Dutch Finance Ministry employees purchased valuables looted from Holocaust victims at bargain prices during the 1960s.
The disclosure was confirmed by a former ministry official who said last week that in 1968 or 1969 “leftover” jewelry belonging to Jews who died in the Holocaust had been sold to his colleagues.
The goods had been held by the Nazi-owned Lippman-Rosenthal Bank and turned over to the ministry for restitution after World War II.
What happened to the proceeds of the sale remains unknown.
Dutch Jews returning from the camps or hiding places in 1945 spent years looking for lost family heirlooms and memorabilia.
The archives of the Lippman-Rosenthal Bank would have helped them discover the whereabouts of their belongings, according to representatives of the Dutch Jewish community, who are calling for a full-scale investigation into all of Holland’s postwar restitution procedures.
The disclosure came after the bank’s wartime archives were found by a group of students in an abandoned property in Amsterdam.

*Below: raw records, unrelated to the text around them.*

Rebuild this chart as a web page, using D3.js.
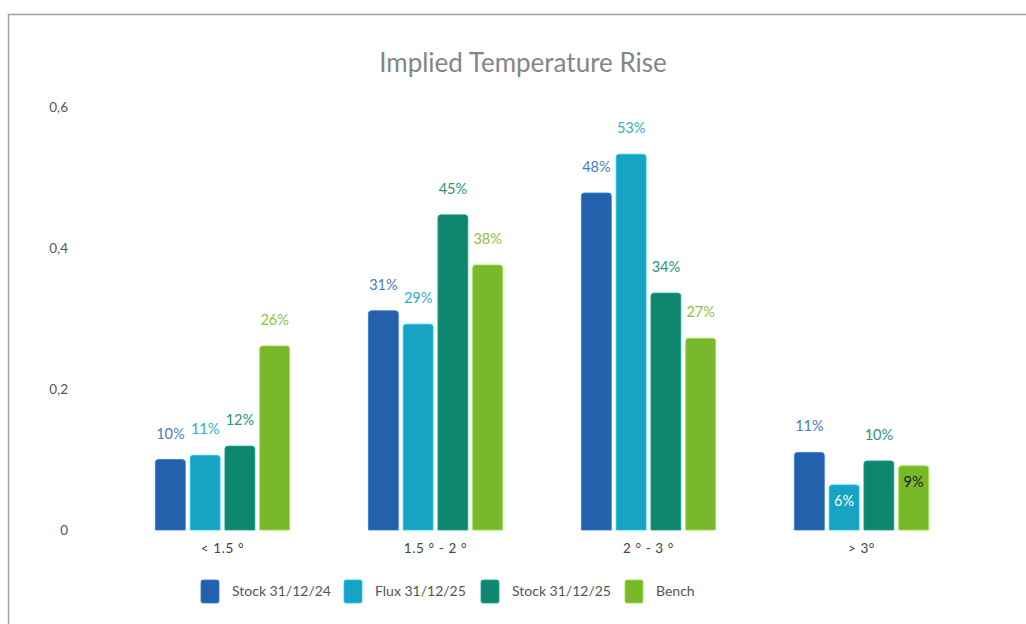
<!DOCTYPE html>
<html>
<head>
<meta charset="utf-8">
<script src="https://cdn.jsdelivr.net/npm/d3@7/dist/d3.min.js"></script>
<style>
  html, body { margin: 0; padding: 0; background: #fff; }
  svg { display: block; }
</style>
</head>
<body>
<svg id="chart" width="1026" height="624"></svg>
<script>
const categories = ["< 1.5 °", "1.5 ° - 2 °", "2 ° - 3 °", "> 3°"];
const seriesNames = ["Stock 31/12/24", "Flux 31/12/25", "Stock 31/12/25", "Bench"];
const stock24 = [0.100, 0.311, 0.478, 0.110];
const flux25  = [0.106, 0.292, 0.533, 0.064];
const stock25 = [0.119, 0.447, 0.336, 0.098];
const bench   = [0.261, 0.376, 0.272, 0.091];
const yTicks = [0, 0.2, 0.4, 0.6];
const yTickLabels = ["0", "0,2", "0,4", "0,6"];

const seriesValues = [stock24, flux25, stock25, bench];
const barColors = ["#2461ad", "#16a3c4", "#0f8670", "#78b82b"];
const labelColors = ["#4a7bc3", "#2eafca", "#2a9381", "#8bc23c"];
// labels drawn inside bars: [categoryIndex, seriesIndex, textColor]
const insideLabels = [[3, 1, "#ffffff"], [3, 3, "#1e1e1e"]];

const svg = d3.select("#chart");
const font = "Lato, 'Open Sans', sans-serif";

// frame
svg.append("line").attr("x1", 8).attr("x2", 1026).attr("y1", 14.5).attr("y2", 14.5)
  .attr("stroke", "#a0a0a0").attr("stroke-width", 1.5);
svg.append("line").attr("x1", 8.5).attr("x2", 8.5).attr("y1", 14).attr("y2", 624)
  .attr("stroke", "#a0a0a0").attr("stroke-width", 1.5);

// title
svg.append("text").attr("x", 523).attr("y", 72).attr("text-anchor", "middle")
  .attr("font-family", font).attr("font-size", 26).attr("fill", "#858585")
  .text("Implied Temperature Rise");

const x0 = d3.scaleBand().domain(categories).range([116, 968])
  .paddingInner(0.37).paddingOuter(0.185);
const x1 = d3.scaleBand().domain(d3.range(seriesNames.length))
  .range([0, x0.bandwidth()]).paddingInner(0.14);
const y = d3.scaleLinear().domain([0, 0.6]).range([530, 107]);

// y axis labels
const yAxis = d3.axisLeft(y).tickValues(yTicks)
  .tickFormat((d, i) => yTickLabels[i]).tickSize(0).tickPadding(0);
const yg = svg.append("g").attr("transform", "translate(68,0)").call(yAxis);
yg.select(".domain").remove();
yg.selectAll("text").attr("font-family", font).attr("font-size", 13.5)
  .attr("fill", "#555").attr("dy", "0.35em");

// x axis labels
const xAxis = d3.axisBottom(x0).tickSize(0).tickPadding(0);
const xg = svg.append("g").attr("transform", "translate(0,541)").call(xAxis);
xg.select(".domain").remove();
xg.selectAll("text").attr("font-family", font).attr("font-size", 13.5)
  .attr("fill", "#444").attr("dy", "0.9em").attr("letter-spacing", 0.6);

// bars
const data = [];
categories.forEach((c, ci) => {
  seriesValues.forEach((vals, si) => data.push({ ci, si, cat: c, v: vals[ci] }));
});

const groups = svg.append("g");
function roundTopRect(x, yTop, w, h, r) {
  return `M${x},${yTop + h}V${yTop + r}Q${x},${yTop} ${x + r},${yTop}H${x + w - r}Q${x + w},${yTop} ${x + w},${yTop + r}V${yTop + h}Z`;
}
groups.selectAll("path.bar").data(data).join("path").attr("class", "bar")
  .attr("d", d => {
    const bx = x0(d.cat) + x1(d.si);
    const top = y(d.v);
    return roundTopRect(bx, top, x1.bandwidth(), y(0) - top, 3);
  })
  .attr("fill", d => barColors[d.si])
  .attr("stroke", d => d3.color(barColors[d.si]).brighter(0.6))
  .attr("stroke-width", 0.8);

const fmt = d3.format(".0%");
groups.selectAll("text.lbl").data(data).join("text").attr("class", "lbl")
  .attr("x", d => x0(d.cat) + x1(d.si) + x1.bandwidth() / 2)
  .attr("y", d => {
    const inside = insideLabels.find(a => a[0] === d.ci && a[1] === d.si);
    return inside ? y(d.v) + 21 : y(d.v) - 21;
  })
  .attr("text-anchor", "middle")
  .attr("font-family", font).attr("font-size", 14.5)
  .attr("fill", d => {
    const inside = insideLabels.find(a => a[0] === d.ci && a[1] === d.si);
    return inside ? inside[2] : labelColors[d.si];
  })
  .text(d => fmt(d.v));

// legend
const legendX = [201, 344, 481, 625];
const lg = svg.append("g");
seriesNames.forEach((name, i) => {
  lg.append("rect").attr("x", legendX[i]).attr("y", 580).attr("width", 18).attr("height", 23)
    .attr("rx", 2).attr("fill", barColors[i])
    .attr("stroke", d3.color(barColors[i]).brighter(0.6)).attr("stroke-width", 0.8);
  lg.append("text").attr("x", legendX[i] + 31).attr("y", 596)
    .attr("font-family", font).attr("font-size", 14).attr("fill", "#555")
    .text(name);
});
</script>
</body>
</html>
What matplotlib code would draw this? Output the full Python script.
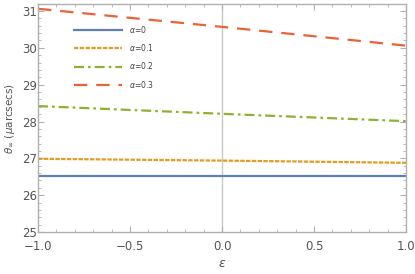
import numpy as np
import matplotlib.pyplot as plt
from matplotlib.ticker import MultipleLocator

eps = [-1.0, 0.0, 1.0]
theta_a0 = [26.53, 26.53, 26.53]
theta_a1 = [26.99, 26.94, 26.88]
theta_a2 = [28.42, 28.21, 28.01]
theta_a3 = [31.06, 30.57, 30.06]
labels = [r'$\alpha$=0', r'$\alpha$=0.1', r'$\alpha$=0.2', r'$\alpha$=0.3']

fig = plt.figure(figsize=(4.15, 2.74), dpi=100)
ax = fig.add_axes([0.0916, 0.153, 0.887, 0.831])

ax.axvline(0, color='#c8c8c8', lw=1.0, zorder=0)
ax.plot(eps, theta_a0, color='#5E81B5', lw=1.6, label=labels[0])
ax.plot(eps, theta_a1, color='#E19C24', lw=1.6, dashes=(2.0, 0.6), label=labels[1])
ax.plot(eps, theta_a2, color='#8FB032', lw=1.6, dashes=(4.5, 1.8, 1.2, 1.8), label=labels[2])
ax.plot(eps, theta_a3, color='#EB6235', lw=1.6, dashes=(6, 4), label=labels[3])

ax.set_xlim(-1, 1)
ax.set_ylim(25, 31.18)
ax.xaxis.set_major_locator(MultipleLocator(0.5))
ax.xaxis.set_minor_locator(MultipleLocator(0.1))
ax.yaxis.set_major_locator(MultipleLocator(1))
ax.yaxis.set_minor_locator(MultipleLocator(0.2))
ax.tick_params(which='both', direction='in', color='#b0b0b0', top=True, right=True,
               labelcolor='#555555', labelsize=8.5)
ax.tick_params(axis='x', pad=5.5)
ax.tick_params(axis='y', pad=1)
ax.tick_params(which='major', length=4, width=0.8)
ax.tick_params(which='minor', length=2, width=0.6)
ax.xaxis.set_major_formatter(plt.FuncFormatter(lambda v, p: f'{v:.1f}'.replace('-', '\u2212')))
for s in ax.spines.values():
    s.set_color('#b0b0b0')
    s.set_linewidth(1.0)

ax.set_xlabel(r'$\epsilon$', color='#555555', fontsize=9, labelpad=3)
ax.set_ylabel(r'$\theta_\infty$ ($\mu$arcsecs)', color='#555555', fontsize=7.5)
ax.yaxis.set_label_coords(-0.056, 0.5)

ax.legend(loc='upper left', bbox_to_anchor=(0.08, 0.945), frameon=False, fontsize=5.5,
          handlelength=6.2, handletextpad=0.9, labelspacing=0.95, labelcolor='#444444')

plt.savefig('out.png', dpi=100)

The archives detailed the names, addresses and goods confiscated from Dutch Jews during the war.
The archives also provide the names of the wartime purchasers of some of the looted property, including individuals, Dutch state institutions and Degussa, the German company that bought and melted down gold looted from countries overrun by the Nazis and from victims of the Holocaust.
The archives were believed to be lost, but Finance Ministry officials said after the list’s discovery that they had been “forgotten” when the ministry moved to another building years ago.